Remember. Children are products of the environment they grow up in. Provide good choices.
While your child’s favourite game on mobile, console or PC might be the rage around the world and is what all the ‘cool’ kids are playing, there’s another game out there that they are missing out on. And did you know? This game is absolutely easy to play! And moreover, it doesn’t cost anything!
Playing house isn’t a new game at all. It is what generations before used to do during playtime to engage their little imaginative minds. When you get your hands and knees dirty and build houses and castles in the sand, and stir imaginative tasty dishes in a pot over an equally imaginative fire, then something magical happens. You are not simply killing time or finding a cure for boredom but also improving your child’s imagination and creativity and helping them prepare for life ahead.
So what are you waiting for? Help your child play house today. Or wait around till your 30 something child makes a social media post about ‘adulting’ after they have finished cleaning their dishes for the first time!
Here’s a little superstition that I’m sure most of you have grown up with. Touching on wood or knocking on your own head or doing umpteen things to castigate yourself for feeling too much happiness or being too happy!
I’ve never quite understood that to be honest. What’s wrong with being happy? Further along, what’s wrong with being too happy? Being happy is the precursor to all other good emotions in life. It is from where goodness, kindness, affection, love and respect get a chance to grow.
And for a child, most of his happiness will stem from the early friendships they will make. Making new friends and maintaining a healthy relationship with their new friends will help your child grow. Letting you child interact with their friend at a social setting provides them with a chance to develop skills necessary to interact with the whole world much later. It not only provides them with important social skills but also aids in the development of their emotional intelligence and thinking powers.
Google and Alexa can wait. Encourage your children to ask you the questions instead. No matter how seemingly stupid, silly, or embarrassing they may seem to them. Encourage them to ask questions. Period. And when they do, put aside whatever you are doing at that moment and listen to them. And I mean, really listen to what they have to say and not just hear the sound of the words coming out of their mouth. When you do this, your child will become comfortable in approaching you and this will especially help later on in their lives.
You are never too late to start or make this change. Stop being passive viewers in your child’s development; instead become an active and avid participant.

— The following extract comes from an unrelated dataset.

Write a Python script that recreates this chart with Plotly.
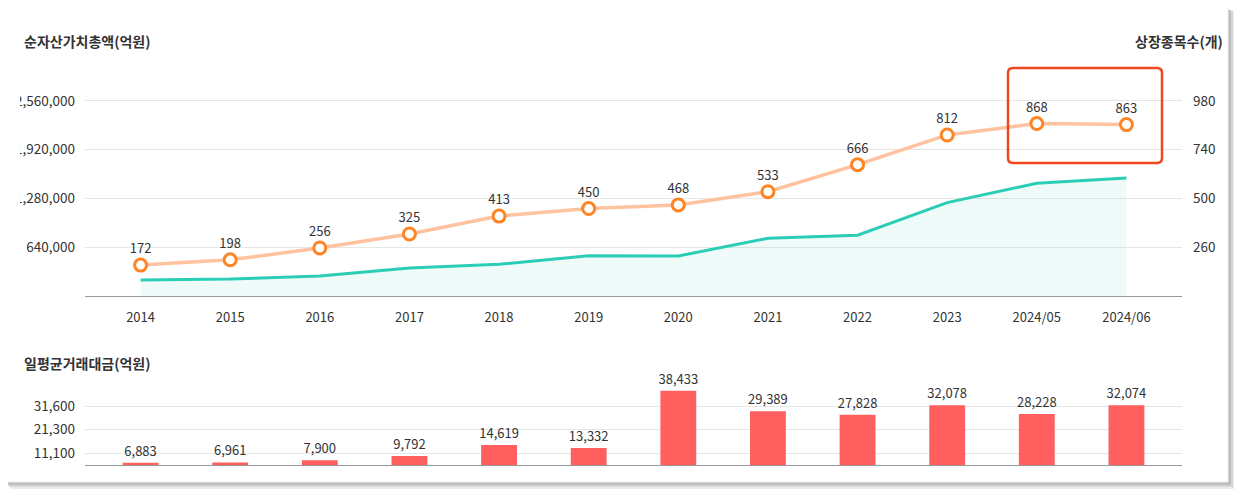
import plotly.graph_objects as go

# ---------------- data ----------------
categories = ["2014", "2015", "2016", "2017", "2018", "2019", "2020", "2021",
              "2022", "2023", "2024/05", "2024/06"]
net_asset_total = [210000, 223000, 262000, 368000, 416000, 529000, 525000,
                   757000, 797000, 1225000, 1479000, 1549000]
listed_count = [172, 198, 256, 325, 413, 450, 468, 533, 666, 812, 868, 863]
daily_trading = [6883, 6961, 7900, 9792, 14619, 13332, 38433, 29389, 27828,
                 32078, 28228, 32074]

left_ticks = [640000, 1280000, 1920000, 2560000]
left_tick_text = ["640,000", "1,280,000", "1,920,000", "2,560,000"]
right_ticks = [260, 500, 740, 980]
right_tick_text = ["260", "500", "740", "980"]
bottom_ticks = [11100, 21300, 31600]
bottom_tick_text = ["11,100", "21,300", "31,600"]

title_left = "순자산가치총액(억원)"
title_right = "상장종목수(개)"
title_bottom = "일평균거래대금(억원)"

# ---------------- layout helpers ----------------
OFF = 8                      # page body margin in the browser
W, H = 1242 - OFF, 496 - OFF
PLOT_L, PLOT_R = 85, 1182    # screen pixels of plot area
ML = PLOT_L - OFF
MR = W - (PLOT_R - OFF)
MT, MB = 0, 0
PW = W - ML - MR
PH = H - MT - MB


def px(x):
    return (x - OFF - ML) / PW


def py(y):
    return (H - MB - (y - OFF)) / PH


FONT = "Noto Sans CJK KR, Noto Sans, sans-serif"
TXT = "#333333"
TICK = 13.5

fig = go.Figure()

fig.add_trace(go.Scatter(
    x=categories, y=net_asset_total, mode="lines",
    line=dict(color="#2ccdb6", width=3),
    fill="tozeroy", fillcolor="rgba(44,205,182,0.08)",
    xaxis="x", yaxis="y", hoverinfo="skip",
))

fig.add_trace(go.Scatter(
    x=categories, y=listed_count, mode="lines+markers+text",
    line=dict(color="#ffc29e", width=3.5),
    marker=dict(size=12, color="white", line=dict(color="#ff8424", width=3)),
    text=[f"{v:,}" for v in listed_count], textposition="top center",
    textfont=dict(size=13, color=TXT, family=FONT),
    xaxis="x", yaxis="y2", cliponaxis=False,
))

fig.add_trace(go.Bar(
    x=categories, y=daily_trading, width=0.4,
    marker=dict(color="#ff5f5f", line=dict(width=0)),
    text=[f"{v:,}" for v in daily_trading], textposition="outside",
    textfont=dict(size=13, color=TXT, family=FONT),
    constraintext="none", cliponaxis=False,
    xaxis="x2", yaxis="y3",
))

top_dom = [py(296), py(52)]
bot_dom = [py(465), py(383)]

fig.update_layout(
    width=W, height=H, template="none",
    margin=dict(l=ML, r=MR, t=MT, b=MB),
    paper_bgcolor="white", plot_bgcolor="rgba(0,0,0,0)",
    showlegend=False,
    font=dict(family=FONT, color=TXT, size=13),
    xaxis=dict(
        type="category", range=[-0.62, 11.62], domain=[0, 1], anchor="y",
        showgrid=False, showline=True, linecolor="#999999", linewidth=1,
        ticks="", tickfont=dict(size=13, color=TXT), ticklabelstandoff=9,
        zeroline=False, automargin=False,
    ),
    yaxis=dict(
        domain=top_dom, range=[0, 3200000], anchor="x",
        tickvals=left_ticks, ticktext=left_tick_text,
        showgrid=True, gridcolor="#e6e6e6", gridwidth=1,
        zeroline=False, showline=False, ticks="",
        tickfont=dict(size=TICK, color=TXT), ticklabelstandoff=9,
        automargin=False,
    ),
    yaxis2=dict(
        overlaying="y", side="right", range=[20, 1220], anchor="x",
        tickvals=right_ticks, ticktext=right_tick_text,
        showgrid=False, zeroline=False, showline=False, ticks="",
        tickfont=dict(size=TICK, color=TXT), ticklabelstandoff=10,
        automargin=False,
    ),
    xaxis2=dict(
        type="category", range=[-0.62, 11.62], domain=[0, 1], anchor="y3",
        showgrid=False, showline=True, linecolor="#999999", linewidth=1,
        showticklabels=False, ticks="", zeroline=False, automargin=False,
    ),
    yaxis3=dict(
        domain=bot_dom, range=[5850, 41800], anchor="x2",
        tickvals=bottom_ticks, ticktext=bottom_tick_text,
        showgrid=True, gridcolor="#e6e6e6", gridwidth=1,
        zeroline=False, showline=False, ticks="",
        tickfont=dict(size=TICK, color=TXT), ticklabelstandoff=9,
        automargin=False,
    ),
)

shapes = []


def rect(x0, y0, x1, y1, fill, line_color=None, layer="below"):
    return dict(type="rect", xref="paper", yref="paper",
                x0=px(x0), x1=px(x1), y0=py(y1), y1=py(y0),
                fillcolor=fill,
                line=dict(width=1 if line_color else 0,
                          color=line_color or "rgba(0,0,0,0)"),
                layer=layer)


# card shadow + card
shapes.append(rect(10, 12, 1235, 489, "#ececec"))
shapes.append(rect(9, 11, 1233, 487, "#d6d6d6"))
shapes.append(rect(8, 10, 1231, 485, "#bdbdbd"))
shapes.append(rect(4, 7, 1228, 482, "white", "#eeeeee"))

# rounded red highlight box
bx0, by0, bx1, by1, r = 1008, 68, 1162, 163, 5
path = (f"M {px(bx0 + r)},{py(by0)} L {px(bx1 - r)},{py(by0)} "
        f"Q {px(bx1)},{py(by0)} {px(bx1)},{py(by0 + r)} "
        f"L {px(bx1)},{py(by1 - r)} "
        f"Q {px(bx1)},{py(by1)} {px(bx1 - r)},{py(by1)} "
        f"L {px(bx0 + r)},{py(by1)} "
        f"Q {px(bx0)},{py(by1)} {px(bx0)},{py(by1 - r)} "
        f"L {px(bx0)},{py(by0 + r)} "
        f"Q {px(bx0)},{py(by0)} {px(bx0 + r)},{py(by0)} Z")
shapes.append(dict(type="path", xref="paper", yref="paper", path=path,
                   line=dict(color="#f1471f", width=2.5), layer="above"))

fig.update_layout(shapes=shapes)

annotations = [
    dict(text=f"<b>{title_left}</b>", x=px(22), y=py(41), xanchor="left",
         yanchor="middle"),
    dict(text=f"<b>{title_right}</b>", x=px(1225), y=py(41), xanchor="right",
         yanchor="middle"),
    dict(text=f"<b>{title_bottom}</b>", x=px(22), y=py(363), xanchor="left",
         yanchor="middle"),
]
for a in annotations:
    a.update(xref="paper", yref="paper", showarrow=False,
             font=dict(size=14, color=TXT, family=FONT))
# white strip that clips the long left tick labels, as in the source card
annotations.append(dict(
    text=" ", xref="paper", yref="paper", x=px(6), y=py(88),
    xanchor="left", yanchor="top", showarrow=False,
    width=14, height=124, bgcolor="white", borderpad=0, borderwidth=0,
))
fig.update_layout(annotations=annotations)

fig.write_html("out.html")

A child’s mental and emotional development depends on the environment they grow up in. Circling back to the earlier point that children mimic and model their behaviour and thinking pattern based on what they see around the house. It is crucial to realize that, how you treat your spouse and how they treat you back influence your child more that you would like to believe.
A child brought up in a happy, conducive and safe marital environment will go on to recreate such secure adult relationships later on in their lives. While those brought up in an emotionally abusive environment may end up becoming abusers themselves in their adult lives.